▶ _Requirements_
A verbatim copy of the records is required, with all pictures left out.

▽

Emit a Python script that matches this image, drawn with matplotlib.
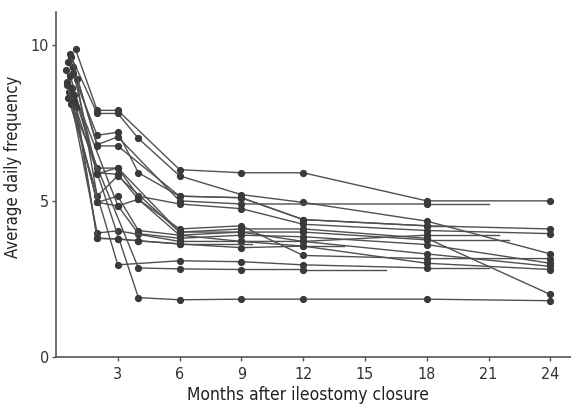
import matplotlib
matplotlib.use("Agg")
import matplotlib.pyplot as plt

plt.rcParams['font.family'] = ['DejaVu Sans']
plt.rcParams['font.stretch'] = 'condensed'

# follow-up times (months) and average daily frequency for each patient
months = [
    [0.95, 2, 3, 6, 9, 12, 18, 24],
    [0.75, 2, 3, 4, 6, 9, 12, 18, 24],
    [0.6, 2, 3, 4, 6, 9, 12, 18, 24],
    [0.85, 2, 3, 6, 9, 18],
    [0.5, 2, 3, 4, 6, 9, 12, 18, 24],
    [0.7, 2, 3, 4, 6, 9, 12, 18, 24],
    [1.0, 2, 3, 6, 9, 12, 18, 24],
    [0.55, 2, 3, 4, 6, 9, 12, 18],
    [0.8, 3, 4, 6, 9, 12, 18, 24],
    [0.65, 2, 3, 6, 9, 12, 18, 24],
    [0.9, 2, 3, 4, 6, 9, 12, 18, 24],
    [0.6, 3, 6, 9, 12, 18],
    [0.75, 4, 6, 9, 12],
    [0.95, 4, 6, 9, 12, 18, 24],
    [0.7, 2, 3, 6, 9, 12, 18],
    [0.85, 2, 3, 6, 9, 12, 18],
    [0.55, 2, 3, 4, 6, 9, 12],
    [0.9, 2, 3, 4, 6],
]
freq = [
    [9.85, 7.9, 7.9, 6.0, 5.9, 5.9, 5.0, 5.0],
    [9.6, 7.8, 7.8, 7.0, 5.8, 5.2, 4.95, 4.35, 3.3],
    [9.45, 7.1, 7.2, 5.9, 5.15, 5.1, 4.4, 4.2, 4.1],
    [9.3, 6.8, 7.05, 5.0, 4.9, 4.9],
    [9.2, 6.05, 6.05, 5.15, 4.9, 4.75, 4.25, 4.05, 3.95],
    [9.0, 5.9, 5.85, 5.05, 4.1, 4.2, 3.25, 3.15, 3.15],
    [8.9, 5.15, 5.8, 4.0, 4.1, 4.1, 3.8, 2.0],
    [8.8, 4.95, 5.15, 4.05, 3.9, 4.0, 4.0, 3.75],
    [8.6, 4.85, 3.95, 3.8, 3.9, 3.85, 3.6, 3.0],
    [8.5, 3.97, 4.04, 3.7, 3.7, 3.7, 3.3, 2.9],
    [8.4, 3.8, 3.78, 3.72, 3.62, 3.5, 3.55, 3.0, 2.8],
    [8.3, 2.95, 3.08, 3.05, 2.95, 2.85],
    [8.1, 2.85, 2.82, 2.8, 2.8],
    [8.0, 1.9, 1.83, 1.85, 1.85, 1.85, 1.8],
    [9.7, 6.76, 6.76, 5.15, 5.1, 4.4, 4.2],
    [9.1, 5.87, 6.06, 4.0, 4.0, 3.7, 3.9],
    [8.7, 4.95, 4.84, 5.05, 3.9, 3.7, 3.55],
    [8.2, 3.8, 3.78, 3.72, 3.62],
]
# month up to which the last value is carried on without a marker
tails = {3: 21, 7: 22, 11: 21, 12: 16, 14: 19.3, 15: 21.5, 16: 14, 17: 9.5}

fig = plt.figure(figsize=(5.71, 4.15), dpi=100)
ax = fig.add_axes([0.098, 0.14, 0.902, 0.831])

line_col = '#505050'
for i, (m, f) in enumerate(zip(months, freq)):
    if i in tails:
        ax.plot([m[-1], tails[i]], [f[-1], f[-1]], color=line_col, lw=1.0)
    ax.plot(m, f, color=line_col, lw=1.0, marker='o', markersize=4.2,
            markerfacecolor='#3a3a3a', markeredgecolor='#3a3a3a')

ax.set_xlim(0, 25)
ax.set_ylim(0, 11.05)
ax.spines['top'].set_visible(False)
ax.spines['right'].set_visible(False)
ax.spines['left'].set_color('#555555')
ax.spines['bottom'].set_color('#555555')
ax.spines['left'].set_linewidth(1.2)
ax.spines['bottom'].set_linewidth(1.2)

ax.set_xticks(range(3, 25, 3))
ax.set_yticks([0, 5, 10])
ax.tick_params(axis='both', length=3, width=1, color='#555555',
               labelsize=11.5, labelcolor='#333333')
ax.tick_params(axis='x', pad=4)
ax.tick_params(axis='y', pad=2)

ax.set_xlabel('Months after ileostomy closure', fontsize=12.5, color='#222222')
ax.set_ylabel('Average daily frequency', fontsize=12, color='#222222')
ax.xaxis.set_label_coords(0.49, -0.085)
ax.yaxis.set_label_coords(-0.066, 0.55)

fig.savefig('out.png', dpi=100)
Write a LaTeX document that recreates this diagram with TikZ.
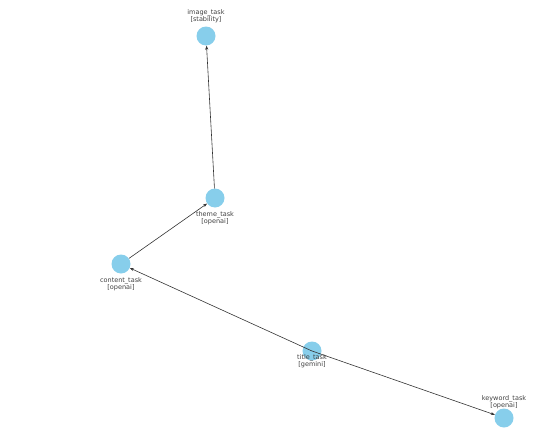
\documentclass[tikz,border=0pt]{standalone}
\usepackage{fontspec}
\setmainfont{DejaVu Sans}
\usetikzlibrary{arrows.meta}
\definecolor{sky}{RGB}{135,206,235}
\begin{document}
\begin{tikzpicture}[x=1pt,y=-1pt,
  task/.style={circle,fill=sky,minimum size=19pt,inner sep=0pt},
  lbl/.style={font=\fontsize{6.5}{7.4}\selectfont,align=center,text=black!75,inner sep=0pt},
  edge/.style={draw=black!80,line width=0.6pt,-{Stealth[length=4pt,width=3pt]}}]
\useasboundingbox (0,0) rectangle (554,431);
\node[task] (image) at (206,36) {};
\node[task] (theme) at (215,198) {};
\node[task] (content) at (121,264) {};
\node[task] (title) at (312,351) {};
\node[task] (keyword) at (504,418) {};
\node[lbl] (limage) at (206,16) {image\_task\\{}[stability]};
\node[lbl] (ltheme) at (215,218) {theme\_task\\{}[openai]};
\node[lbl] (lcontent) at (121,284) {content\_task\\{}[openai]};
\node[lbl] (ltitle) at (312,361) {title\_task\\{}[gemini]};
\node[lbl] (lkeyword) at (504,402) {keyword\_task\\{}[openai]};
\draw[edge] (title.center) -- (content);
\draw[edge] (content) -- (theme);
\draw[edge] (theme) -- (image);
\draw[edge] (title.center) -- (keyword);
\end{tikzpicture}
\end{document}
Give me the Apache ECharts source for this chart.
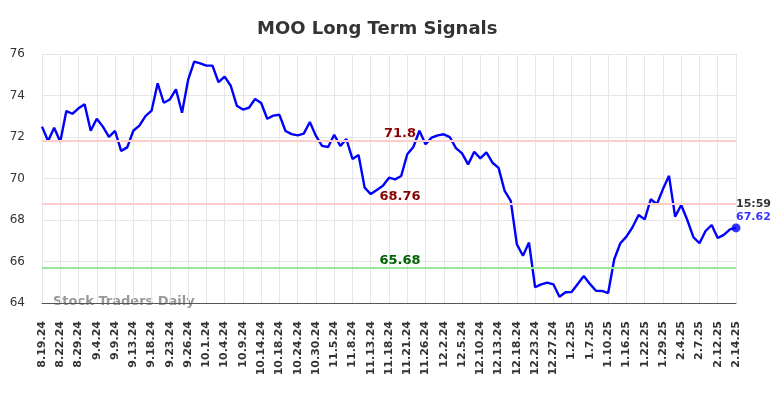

△

▶ _Response below_
Emit a Python script that matches this image, drawn with matplotlib.
import matplotlib
matplotlib.use("Agg")
import matplotlib.pyplot as plt

plt.rcParams['font.family'] = ['DejaVu Sans']
plt.rcParams['font.stretch'] = 'condensed'

# follow-up times (months) and average daily frequency for each patient
months = [
    [0.95, 2, 3, 6, 9, 12, 18, 24],
    [0.75, 2, 3, 4, 6, 9, 12, 18, 24],
    [0.6, 2, 3, 4, 6, 9, 12, 18, 24],
    [0.85, 2, 3, 6, 9, 18],
    [0.5, 2, 3, 4, 6, 9, 12, 18, 24],
    [0.7, 2, 3, 4, 6, 9, 12, 18, 24],
    [1.0, 2, 3, 6, 9, 12, 18, 24],
    [0.55, 2, 3, 4, 6, 9, 12, 18],
    [0.8, 3, 4, 6, 9, 12, 18, 24],
    [0.65, 2, 3, 6, 9, 12, 18, 24],
    [0.9, 2, 3, 4, 6, 9, 12, 18, 24],
    [0.6, 3, 6, 9, 12, 18],
    [0.75, 4, 6, 9, 12],
    [0.95, 4, 6, 9, 12, 18, 24],
    [0.7, 2, 3, 6, 9, 12, 18],
    [0.85, 2, 3, 6, 9, 12, 18],
    [0.55, 2, 3, 4, 6, 9, 12],
    [0.9, 2, 3, 4, 6],
]
freq = [
    [9.85, 7.9, 7.9, 6.0, 5.9, 5.9, 5.0, 5.0],
    [9.6, 7.8, 7.8, 7.0, 5.8, 5.2, 4.95, 4.35, 3.3],
    [9.45, 7.1, 7.2, 5.9, 5.15, 5.1, 4.4, 4.2, 4.1],
    [9.3, 6.8, 7.05, 5.0, 4.9, 4.9],
    [9.2, 6.05, 6.05, 5.15, 4.9, 4.75, 4.25, 4.05, 3.95],
    [9.0, 5.9, 5.85, 5.05, 4.1, 4.2, 3.25, 3.15, 3.15],
    [8.9, 5.15, 5.8, 4.0, 4.1, 4.1, 3.8, 2.0],
    [8.8, 4.95, 5.15, 4.05, 3.9, 4.0, 4.0, 3.75],
    [8.6, 4.85, 3.95, 3.8, 3.9, 3.85, 3.6, 3.0],
    [8.5, 3.97, 4.04, 3.7, 3.7, 3.7, 3.3, 2.9],
    [8.4, 3.8, 3.78, 3.72, 3.62, 3.5, 3.55, 3.0, 2.8],
    [8.3, 2.95, 3.08, 3.05, 2.95, 2.85],
    [8.1, 2.85, 2.82, 2.8, 2.8],
    [8.0, 1.9, 1.83, 1.85, 1.85, 1.85, 1.8],
    [9.7, 6.76, 6.76, 5.15, 5.1, 4.4, 4.2],
    [9.1, 5.87, 6.06, 4.0, 4.0, 3.7, 3.9],
    [8.7, 4.95, 4.84, 5.05, 3.9, 3.7, 3.55],
    [8.2, 3.8, 3.78, 3.72, 3.62],
]
# month up to which the last value is carried on without a marker
tails = {3: 21, 7: 22, 11: 21, 12: 16, 14: 19.3, 15: 21.5, 16: 14, 17: 9.5}

fig = plt.figure(figsize=(5.71, 4.15), dpi=100)
ax = fig.add_axes([0.098, 0.14, 0.902, 0.831])

line_col = '#505050'
for i, (m, f) in enumerate(zip(months, freq)):
    if i in tails:
        ax.plot([m[-1], tails[i]], [f[-1], f[-1]], color=line_col, lw=1.0)
    ax.plot(m, f, color=line_col, lw=1.0, marker='o', markersize=4.2,
            markerfacecolor='#3a3a3a', markeredgecolor='#3a3a3a')

ax.set_xlim(0, 25)
ax.set_ylim(0, 11.05)
ax.spines['top'].set_visible(False)
ax.spines['right'].set_visible(False)
ax.spines['left'].set_color('#555555')
ax.spines['bottom'].set_color('#555555')
ax.spines['left'].set_linewidth(1.2)
ax.spines['bottom'].set_linewidth(1.2)

ax.set_xticks(range(3, 25, 3))
ax.set_yticks([0, 5, 10])
ax.tick_params(axis='both', length=3, width=1, color='#555555',
               labelsize=11.5, labelcolor='#333333')
ax.tick_params(axis='x', pad=4)
ax.tick_params(axis='y', pad=2)

ax.set_xlabel('Months after ileostomy closure', fontsize=12.5, color='#222222')
ax.set_ylabel('Average daily frequency', fontsize=12, color='#222222')
ax.xaxis.set_label_coords(0.49, -0.085)
ax.yaxis.set_label_coords(-0.066, 0.55)

fig.savefig('out.png', dpi=100)
Write a LaTeX document that recreates this diagram with TikZ.
\documentclass[tikz,border=0pt]{standalone}
\usepackage{fontspec}
\setmainfont{DejaVu Sans}
\usetikzlibrary{arrows.meta}
\definecolor{sky}{RGB}{135,206,235}
\begin{document}
\begin{tikzpicture}[x=1pt,y=-1pt,
  task/.style={circle,fill=sky,minimum size=19pt,inner sep=0pt},
  lbl/.style={font=\fontsize{6.5}{7.4}\selectfont,align=center,text=black!75,inner sep=0pt},
  edge/.style={draw=black!80,line width=0.6pt,-{Stealth[length=4pt,width=3pt]}}]
\useasboundingbox (0,0) rectangle (554,431);
\node[task] (image) at (206,36) {};
\node[task] (theme) at (215,198) {};
\node[task] (content) at (121,264) {};
\node[task] (title) at (312,351) {};
\node[task] (keyword) at (504,418) {};
\node[lbl] (limage) at (206,16) {image\_task\\{}[stability]};
\node[lbl] (ltheme) at (215,218) {theme\_task\\{}[openai]};
\node[lbl] (lcontent) at (121,284) {content\_task\\{}[openai]};
\node[lbl] (ltitle) at (312,361) {title\_task\\{}[gemini]};
\node[lbl] (lkeyword) at (504,402) {keyword\_task\\{}[openai]};
\draw[edge] (title.center) -- (content);
\draw[edge] (content) -- (theme);
\draw[edge] (theme) -- (image);
\draw[edge] (title.center) -- (keyword);
\end{tikzpicture}
\end{document}
Give me the Apache ECharts source for this chart.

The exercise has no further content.